The Hawaii Legislature approved a bill that would allow the Honolulu City Council to extend the general excise tax surcharge to fund the city’s rail project which faces a nearly $1 billion shortfall.

House Bill 134 would also allow other counties to levy a half-percent GET surcharge, and gives the state “air rights” above the rail line and its stations.

Despite tough public hearings throughout the session in which lawmakers grilled Honolulu Mayor Kirk Caldwell and top transit officials, the measure passed both chambers with strong majorities on Tuesday. The Senate vote was 21-4, and the House vote was 39-12.

Mayor Kirk Caldwell sits in on the House session.  5 may 2015. photograph by Cory Lum/Civil Beat

Mayor Kirk Caldwell sits in the House listening to lawmakers debate the bill to extend the GET surcharge.

Cory Lum/Civil Beat

House Finance Committee Chairwoman Sylvia Luke voted in favor of the tax, even though she voted against it in 2005.

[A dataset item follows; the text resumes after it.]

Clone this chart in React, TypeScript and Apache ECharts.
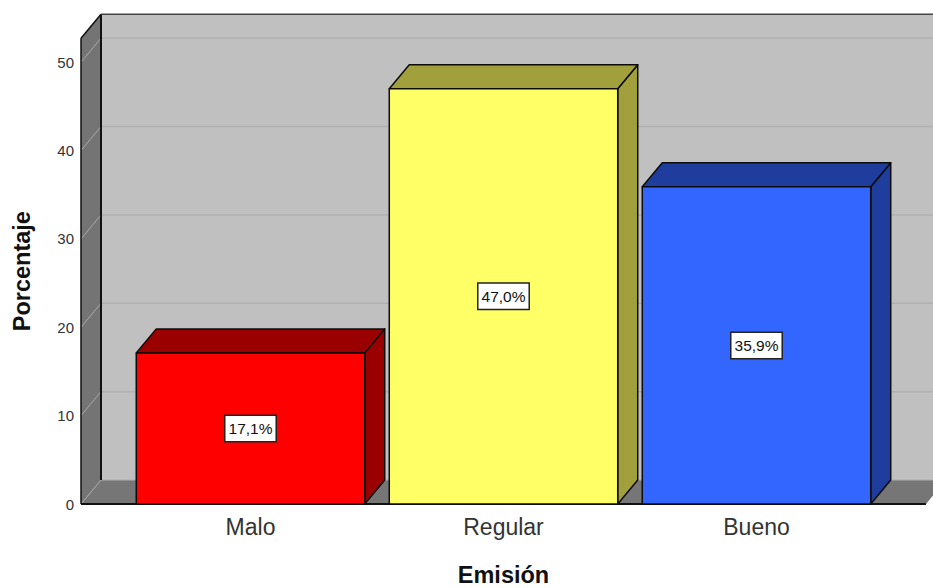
import React, { useEffect, useRef } from "react";
import * as echarts from "echarts";

const categories = ["Malo", "Regular", "Bueno"];
const percentages = [17.1, 47.0, 35.9];
const frontColors = ["#ff0000", "#ffff66", "#3366ff"];
const sideColors = ["#9b0000", "#a1a03d", "#1f3d9c"];
const yTicks = [0, 10, 20, 30, 40, 50];
const yMax = 52.7;

const DEPTH_X = 20;
const DEPTH_Y = 24;
const AXIS_PAD = 43;
const BAR_RATIO = 0.903;
const FONT = "'Liberation Sans', Arial, sans-serif";

// Back wall, side wall, floor and gridlines of the 3D box.
function renderWalls(_params: any, api: any) {
  const cs = _params.coordSys;
  const left = cs.x - AXIS_PAD;
  const right = cs.x + cs.width + AXIS_PAD;
  const top = api.coord([0, yMax])[1];
  const bottom = api.coord([0, 0])[1];
  const wallRight = right + DEPTH_X;
  const children: any[] = [
    {
      type: "rect",
      shape: { x: left + DEPTH_X, y: top - DEPTH_Y, width: wallRight - left - DEPTH_X, height: bottom - top },
      style: { fill: "#c0c0c0", stroke: "none" },
    },
    {
      type: "polygon",
      shape: {
        points: [
          [left, top],
          [left + DEPTH_X, top - DEPTH_Y],
          [left + DEPTH_X, bottom - DEPTH_Y],
          [left, bottom],
        ],
      },
      style: { fill: "#747474", stroke: "none" },
    },
    {
      type: "polygon",
      shape: {
        points: [
          [left, bottom],
          [left + DEPTH_X, bottom - DEPTH_Y],
          [wallRight, bottom - DEPTH_Y],
          [right, bottom],
        ],
      },
      style: { fill: "#767676", stroke: "none" },
    },
  ];
  yTicks.forEach((t) => {
    const y = api.coord([0, t])[1];
    children.push({
      type: "line",
      shape: { x1: left, y1: y, x2: left + DEPTH_X, y2: y - DEPTH_Y },
      style: { stroke: "#a9a9a9", lineWidth: 1 },
    });
    children.push({
      type: "line",
      shape: { x1: left + DEPTH_X, y1: y - DEPTH_Y, x2: wallRight, y2: y - DEPTH_Y },
      style: { stroke: "#b0b0b0", lineWidth: t === 0 ? 1 : 1.5 },
    });
  });
  const edge = (x1: number, y1: number, x2: number, y2: number, width: number, color = "#111") => ({
    type: "line",
    shape: { x1, y1, x2, y2 },
    style: { stroke: color, lineWidth: width },
  });
  children.push(edge(left, top, left, bottom, 1.5));
  children.push(edge(left, top, left + DEPTH_X, top - DEPTH_Y, 1.5));
  children.push(edge(left + DEPTH_X, top - DEPTH_Y, left + DEPTH_X, bottom - DEPTH_Y, 2));
  children.push(edge(left + DEPTH_X, top - DEPTH_Y, wallRight, top - DEPTH_Y, 1.5, "#444"));
  children.push(edge(left, bottom, right, bottom, 2));
  return { type: "group", children };
}

// One extruded bar: front face, top and side faces, and its value tag.
function renderBar(_params: any, api: any) {
  const idx = api.value(0);
  const value = api.value(1);
  const [cx, yTop] = api.coord([idx, value]);
  const yBase = api.coord([idx, 0])[1];
  const width = api.size([1, 0])[0] * BAR_RATIO;
  const x0 = cx - width / 2;
  const x1 = cx + width / 2;
  const stroke = { stroke: "#0c0c0c", lineWidth: 1.5, lineJoin: "round" };
  return {
    type: "group",
    children: [
      {
        type: "polygon",
        shape: {
          points: [
            [x1, yTop],
            [x1 + DEPTH_X, yTop - DEPTH_Y],
            [x1 + DEPTH_X, yBase - DEPTH_Y],
            [x1, yBase],
          ],
        },
        style: { fill: sideColors[idx], ...stroke },
      },
      {
        type: "polygon",
        shape: {
          points: [
            [x0, yTop],
            [x0 + DEPTH_X, yTop - DEPTH_Y],
            [x1 + DEPTH_X, yTop - DEPTH_Y],
            [x1, yTop],
          ],
        },
        style: { fill: sideColors[idx], ...stroke },
      },
      {
        type: "rect",
        shape: { x: x0, y: yTop, width, height: yBase - yTop },
        style: { fill: frontColors[idx], ...stroke },
      },
      {
        type: "text",
        style: {
          text: value.toFixed(1).replace(".", ",") + "%",
          x: cx,
          y: (yTop + yBase) / 2,
          align: "center",
          verticalAlign: "middle",
          fill: "#111",
          font: `15.5px ${FONT}`,
          backgroundColor: "#fff",
          borderColor: "#222",
          borderWidth: 1.5,
          padding: [5, 3, 4, 3],
        },
      },
    ],
  };
}

export default function App() {
  const ref = useRef<HTMLDivElement>(null);
  useEffect(() => {
    const chart = echarts.init(ref.current!, undefined, { renderer: "svg" });
    chart.setOption({
      animation: false,
      backgroundColor: "#fff",
      grid: { left: 124, width: 759, top: 38.3, bottom: 84, outerBoundsMode: "none" },
      xAxis: {
        type: "category",
        data: categories,
        axisLine: { show: false },
        axisTick: { show: false },
        axisLabel: { fontFamily: FONT, fontSize: 23, color: "#333", margin: 11 },
        name: "Emisión",
        nameLocation: "middle",
        nameGap: 59,
        nameTextStyle: { fontFamily: FONT, fontSize: 23.5, fontWeight: "bold", color: "#111" },
      },
      yAxis: {
        type: "value",
        min: 0,
        max: yMax,
        interval: 10,
        offset: AXIS_PAD,
        axisLine: { show: false },
        axisTick: { show: false },
        splitLine: { show: false },
        axisLabel: {
          fontFamily: FONT,
          fontSize: 15,
          color: "#333",
          margin: 7,
          padding: [6, 0, 0, 0],
          showMaxLabel: false,
        },
        name: "Porcentaje",
        nameLocation: "middle",
        nameGap: 47,
        nameTextStyle: { fontFamily: FONT, fontSize: 23.5, fontWeight: "bold", color: "#111" },
      },
      series: [
        {
          type: "custom",
          z: 1,
          silent: true,
          clip: false,
          renderItem: renderWalls,
          data: [[0, 0]],
          encode: { x: 0, y: 1 },
        },
        {
          type: "custom",
          z: 2,
          clip: false,
          renderItem: renderBar,
          data: percentages.map((v, i) => [i, v]),
          encode: { x: 0, y: 1 },
        },
      ],
    });
    return () => chart.dispose();
  }, []);
  return (
    <div
      ref={ref}
      style={{ position: "absolute", left: 0, top: 0, width: 933, height: 588, overflow: "hidden" }}
    />
  );
}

“I don’t like to make Kirk Caldwell happy,” she said on the House floor to a round of laughter. But Luke said she changed her mind about the bill because not passing the extension “would have significant financial implications that neither the state nor the county could afford.”

Still, several lawmakers weren’t convinced.

Sen. Gil Riviere from the North Shore said that he supports rail but he opposes giving the city a blank check with no accountability.

As for the mayor, he said he’s grateful that the Legislature passed the bill.

“I think with this extension we have sufficient money to complete the 20 miles with a pad in case we see increased costs,” Caldwell told reporters Tuesday, adding that he’ll be eager to see how the bids come out next year. “We will be going gangbusters to finish this project by the first quarter of 2016.”

Caldwell said he is cautiously optimistic that Gov. David Ige will sign the measure given the broad support for it from both Democratic and Republican lawmakers. The mayor said he has spoken to Ige four times about the rail tax extension, including as recently as last week.

“No one wants to deal with tax issues but at the end of the day … it’s the right thing to do, we need to complete what we started,” Caldwell said.

In December, city leaders revealed that Honolulu’s rail project was facing a nearly $1 billion deficit as a result of construction delays, cost overruns and revenue shortfalls. Without more money, they said, the project would be in danger of stalling out.

Caldwell teamed up with Honolulu Authority for Rapid Transportation Executive Director and CEO Dan Grabauskas to push the Legislature for a tax increase to help fill the budget gap. Their hope was to either make permanent the GET surcharge or at least get a long-term extension so that they could expand the rail line to the University of Hawaii at Manoa and downtown Kapolei.

But state lawmakers were skeptical. They couldn’t understand why a project that was barely underway was in such dire fiscal straits. Many also thought it was too soon to approve an extension of the rail tax, considering it wouldn’t expire until Dec. 31, 2022.

The answer, according to the city, was a cash flow problem. HART officials couldn’t sign contracts if they didn’t have the money to cover the costs. And with the final construction contracts for work in downtown Honolulu scheduled to be signed in 2016, that meant there was pressure to get a deal done in the 2015 legislative session.

Failure to do so, officials said, could cost taxpayers billions more in construction delays and legal action. The city might also be forced to pay back a $1.55 billion grant from the Federal Transit Administration.

House Bill 134 could help avert fiscal disaster. Extending the GET surcharge five years should be enough to cover the anticipated shortfall while allowing the city to start planning for future extensions to UH and Kapolei.

Lawmakers placed a few restrictions on the cash, however, saying that the money can only be used on capital expenditures and that the state would retain the “air rights” above the portions of the rail line on state land for possible development purposes.

The measure will also allow the neighboring counties of Hawaii, Maui and Kauai to implement a 0.5 percent GET surcharge starting on Jan. 1, 2018. The tax can only be used on public transportation projects, including those related to roads, highways, bike paths, buses and ferries. Like the rail tax, it would expire Dec. 31, 2027.

Ige has been non-committal on the tax increase and, like some legislators, questioned why it needed to pass this session. He also has expressed concerns that approving the tax would equate to condoning mismanagement on the project.

The Honolulu City Council also must pass an ordinance to implement the tax extension, although it technically has until July 1, 2016, to do so. Council Chairman Ernie Martin said he expects vigorous debate on the topic, and that it won’t necessarily be an easy sell.

Civil Beat reporter Nathan Eagle contributed to this story.